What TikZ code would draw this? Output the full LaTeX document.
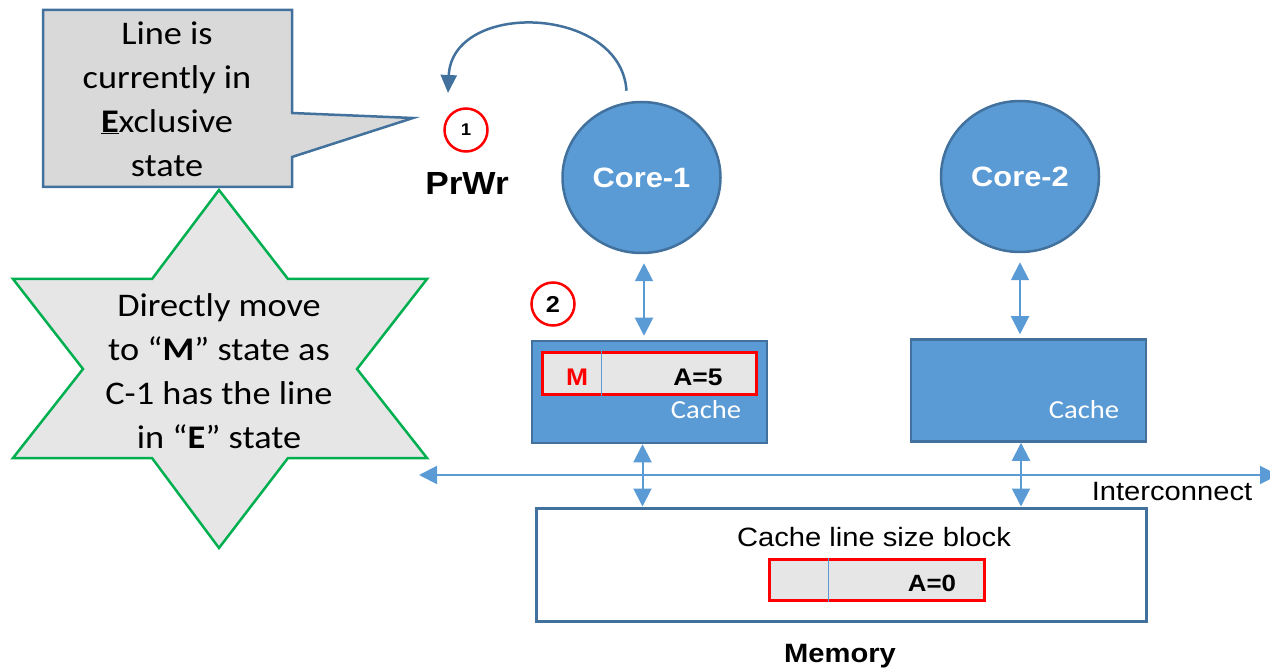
\documentclass[tikz,border=0pt]{standalone}
\usepackage{fontspec}
\usetikzlibrary{arrows.meta,shapes.geometric}
\newfontfamily\calfont{Carlito}[FakeStretch=1.1]
\newfontfamily\arifont{Liberation Sans}[FakeStretch=1.1]
\definecolor{cellblue}{HTML}{5B9BD5}
\definecolor{edgeblue}{HTML}{41719C}
\definecolor{notegray}{HTML}{D9D9D9}
\definecolor{stargray}{HTML}{E6E6E6}
\definecolor{slotgray}{HTML}{E6E6E6}
\definecolor{stargreen}{HTML}{00B050}
\begin{document}
\begin{tikzpicture}[x=1pt,y=-1pt,
  link/.style={draw=cellblue, line width=2pt, {Triangle[width=18pt,length=18pt]}-{Triangle[width=18pt,length=18pt]}},
  corenode/.style={ellipse, minimum width=158pt, minimum height=151pt, inner sep=0pt,
    fill=cellblue, draw=edgeblue, line width=2.5pt, text=white,
    font=\arifont\bfseries\fontsize{28}{32}\selectfont},
  cachebox/.style={rectangle, minimum width=235pt, minimum height=102pt, inner sep=0pt,
    fill=cellblue, draw=edgeblue, line width=2.5pt},
  slot/.style={rectangle, minimum height=42pt, inner sep=0pt, fill=slotgray, draw=red, line width=3pt},
  divider/.style={draw=cellblue, line width=1pt},
  stepmark/.style={circle, minimum size=43pt, inner sep=0pt, draw=red, line width=2.5pt,
    font=\arifont\bfseries},
  cachelabel/.style={anchor=base, text=white, font=\calfont\fontsize{26}{30}\selectfont},
  bigtext/.style={align=center, font=\calfont\fontsize{33}{44}\selectfont},
]
\useasboundingbox (0,0) rectangle (1270,668);

% callout with pointer
\draw[fill=notegray, draw=edgeblue, line width=2.5pt]
  (43,10) -- (292,10) -- (292,113) -- (413,118) -- (292,157) -- (292,187) -- (43,187) -- cycle;
\node[bigtext] (note) at (167,99) {Line is\\currently in\\\underline{\textbf{E}}xclusive\\state};

% six-pointed star
\draw[fill=stargray, draw=stargreen, line width=2.5pt]
  (219,190) -- (288,279) -- (427,279) -- (357,369) -- (427,458) -- (288,458) --
  (219,548) -- (152,458) -- (13,458) -- (83,369) -- (13,279) -- (152,279) -- cycle;
\node[bigtext] (starnote) at (219,371) {Directly move\\to “\textbf{M}” state as\\C-1 has the line\\in “\textbf{E}” state};

% cores
\node[corenode] (core1) at (641.5,177.5) {Core-1};
\node[corenode] (core2) at (1020,176.5) {Core-2};

% caches
\node[cachebox] (cache1) at (649.5,392) {};
\node[cachebox] (cache2) at (1028.5,390.5) {};
\node[slot, minimum width=214pt] (slot1) at (649,374) {};
\draw[divider] (slot1.north -| 601,0) -- (slot1.south -| 601,0);
\node[anchor=base, text=red, font=\arifont\bfseries\fontsize{24}{28}\selectfont] (mstate) at (577,386) {M};
\node[anchor=base, font=\arifont\bfseries\fontsize{24}{28}\selectfont] (aval1) at (698,386) {A=5};
\node[cachelabel] (clab1) at (706,418) {Cache};
\node[cachelabel] (clab2) at (1084,418) {Cache};

% memory
\node[rectangle, minimum width=610pt, minimum height=113pt, inner sep=0pt, fill=white,
  draw=edgeblue, line width=3pt] (mem) at (841,564.5) {};
\node[anchor=base, font=\arifont\fontsize{26.5}{30}\selectfont] (blk) at (874,546) {Cache line size block};
\node[slot, minimum width=215pt, minimum height=41pt] (slot0) at (876.5,579.5) {};
\draw[divider] (slot0.north -| 828,0) -- (slot0.south -| 828,0);
\node[anchor=base, font=\arifont\bfseries\fontsize{23.5}{27}\selectfont] (aval0) at (932,591) {A=0};
\node[anchor=base, font=\arifont\bfseries\fontsize{26.5}{30}\selectfont] (memlab) at (840,662) {Memory};

% interconnect
\coordinate (busL) at (419,475);
\coordinate (busR) at (1278,475);
\draw[link] (busL) -- (busR);
\node[anchor=base, font=\arifont\fontsize{26.5}{30}\selectfont] (buslab) at (1172,500) {Interconnect};

% core <-> cache and cache <-> memory links
\draw[link, shorten <=9pt, shorten >=4pt] ([xshift=2.5pt]core1.south) -- ([xshift=2.5pt]core1.south |- cache1.north);
\draw[link, shorten <=9pt, shorten >=4pt] (core2.south) -- (core2.south |- cache2.north);
\draw[link] ([xshift=-7pt]cache1.south) -- ([xshift=-7pt]cache1.south |- mem.north);
\draw[link] ([xshift=-7.5pt]cache2.south) -- ([xshift=-7.5pt]cache2.south |- mem.north);

% step markers
\node[stepmark, font=\arifont\bfseries\fontsize{17}{20}\selectfont] (s1) at (466,130) {1};
\node[anchor=base, font=\arifont\bfseries\fontsize{32}{36}\selectfont] (prwr) at (467,195) {PrWr};
\node[stepmark, font=\arifont\bfseries\fontsize{23}{26}\selectfont] (s2) at (553,304) {2};

% processor write loop
\coordinate (wrtip) at (448,93);
\draw[edgeblue, line width=2.5pt, -{Triangle[width=16pt,length=18pt]}]
  ([xshift=-15pt,yshift=10pt]core1.north) .. controls (621,5) and (452,0) .. (wrtip);
\end{tikzpicture}
\end{document}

———

» WHAT THE EXERCISE ASKS:
Reproduce all of the data exactly, omitting each picture it holds.

» CORRECT OUTPUT:
What TikZ code would draw this? Output the full LaTeX document.
\documentclass[tikz,border=0pt]{standalone}
\usepackage{fontspec}
\usetikzlibrary{arrows.meta,shapes.geometric}
\newfontfamily\calfont{Carlito}[FakeStretch=1.1]
\newfontfamily\arifont{Liberation Sans}[FakeStretch=1.1]
\definecolor{cellblue}{HTML}{5B9BD5}
\definecolor{edgeblue}{HTML}{41719C}
\definecolor{notegray}{HTML}{D9D9D9}
\definecolor{stargray}{HTML}{E6E6E6}
\definecolor{slotgray}{HTML}{E6E6E6}
\definecolor{stargreen}{HTML}{00B050}
\begin{document}
\begin{tikzpicture}[x=1pt,y=-1pt,
  link/.style={draw=cellblue, line width=2pt, {Triangle[width=18pt,length=18pt]}-{Triangle[width=18pt,length=18pt]}},
  corenode/.style={ellipse, minimum width=158pt, minimum height=151pt, inner sep=0pt,
    fill=cellblue, draw=edgeblue, line width=2.5pt, text=white,
    font=\arifont\bfseries\fontsize{28}{32}\selectfont},
  cachebox/.style={rectangle, minimum width=235pt, minimum height=102pt, inner sep=0pt,
    fill=cellblue, draw=edgeblue, line width=2.5pt},
  slot/.style={rectangle, minimum height=42pt, inner sep=0pt, fill=slotgray, draw=red, line width=3pt},
  divider/.style={draw=cellblue, line width=1pt},
  stepmark/.style={circle, minimum size=43pt, inner sep=0pt, draw=red, line width=2.5pt,
    font=\arifont\bfseries},
  cachelabel/.style={anchor=base, text=white, font=\calfont\fontsize{26}{30}\selectfont},
  bigtext/.style={align=center, font=\calfont\fontsize{33}{44}\selectfont},
]
\useasboundingbox (0,0) rectangle (1270,668);

% callout with pointer
\draw[fill=notegray, draw=edgeblue, line width=2.5pt]
  (43,10) -- (292,10) -- (292,113) -- (413,118) -- (292,157) -- (292,187) -- (43,187) -- cycle;
\node[bigtext] (note) at (167,99) {Line is\\currently in\\\underline{\textbf{E}}xclusive\\state};

% six-pointed star
\draw[fill=stargray, draw=stargreen, line width=2.5pt]
  (219,190) -- (288,279) -- (427,279) -- (357,369) -- (427,458) -- (288,458) --
  (219,548) -- (152,458) -- (13,458) -- (83,369) -- (13,279) -- (152,279) -- cycle;
\node[bigtext] (starnote) at (219,371) {Directly move\\to “\textbf{M}” state as\\C-1 has the line\\in “\textbf{E}” state};

% cores
\node[corenode] (core1) at (641.5,177.5) {Core-1};
\node[corenode] (core2) at (1020,176.5) {Core-2};

% caches
\node[cachebox] (cache1) at (649.5,392) {};
\node[cachebox] (cache2) at (1028.5,390.5) {};
\node[slot, minimum width=214pt] (slot1) at (649,374) {};
\draw[divider] (slot1.north -| 601,0) -- (slot1.south -| 601,0);
\node[anchor=base, text=red, font=\arifont\bfseries\fontsize{24}{28}\selectfont] (mstate) at (577,386) {M};
\node[anchor=base, font=\arifont\bfseries\fontsize{24}{28}\selectfont] (aval1) at (698,386) {A=5};
\node[cachelabel] (clab1) at (706,418) {Cache};
\node[cachelabel] (clab2) at (1084,418) {Cache};

% memory
\node[rectangle, minimum width=610pt, minimum height=113pt, inner sep=0pt, fill=white,
  draw=edgeblue, line width=3pt] (mem) at (841,564.5) {};
\node[anchor=base, font=\arifont\fontsize{26.5}{30}\selectfont] (blk) at (874,546) {Cache line size block};
\node[slot, minimum width=215pt, minimum height=41pt] (slot0) at (876.5,579.5) {};
\draw[divider] (slot0.north -| 828,0) -- (slot0.south -| 828,0);
\node[anchor=base, font=\arifont\bfseries\fontsize{23.5}{27}\selectfont] (aval0) at (932,591) {A=0};
\node[anchor=base, font=\arifont\bfseries\fontsize{26.5}{30}\selectfont] (memlab) at (840,662) {Memory};

% interconnect
\coordinate (busL) at (419,475);
\coordinate (busR) at (1278,475);
\draw[link] (busL) -- (busR);
\node[anchor=base, font=\arifont\fontsize{26.5}{30}\selectfont] (buslab) at (1172,500) {Interconnect};

% core <-> cache and cache <-> memory links
\draw[link, shorten <=9pt, shorten >=4pt] ([xshift=2.5pt]core1.south) -- ([xshift=2.5pt]core1.south |- cache1.north);
\draw[link, shorten <=9pt, shorten >=4pt] (core2.south) -- (core2.south |- cache2.north);
\draw[link] ([xshift=-7pt]cache1.south) -- ([xshift=-7pt]cache1.south |- mem.north);
\draw[link] ([xshift=-7.5pt]cache2.south) -- ([xshift=-7.5pt]cache2.south |- mem.north);

% step markers
\node[stepmark, font=\arifont\bfseries\fontsize{17}{20}\selectfont] (s1) at (466,130) {1};
\node[anchor=base, font=\arifont\bfseries\fontsize{32}{36}\selectfont] (prwr) at (467,195) {PrWr};
\node[stepmark, font=\arifont\bfseries\fontsize{23}{26}\selectfont] (s2) at (553,304) {2};

% processor write loop
\coordinate (wrtip) at (448,93);
\draw[edgeblue, line width=2.5pt, -{Triangle[width=16pt,length=18pt]}]
  ([xshift=-15pt,yshift=10pt]core1.north) .. controls (621,5) and (452,0) .. (wrtip);
\end{tikzpicture}
\end{document}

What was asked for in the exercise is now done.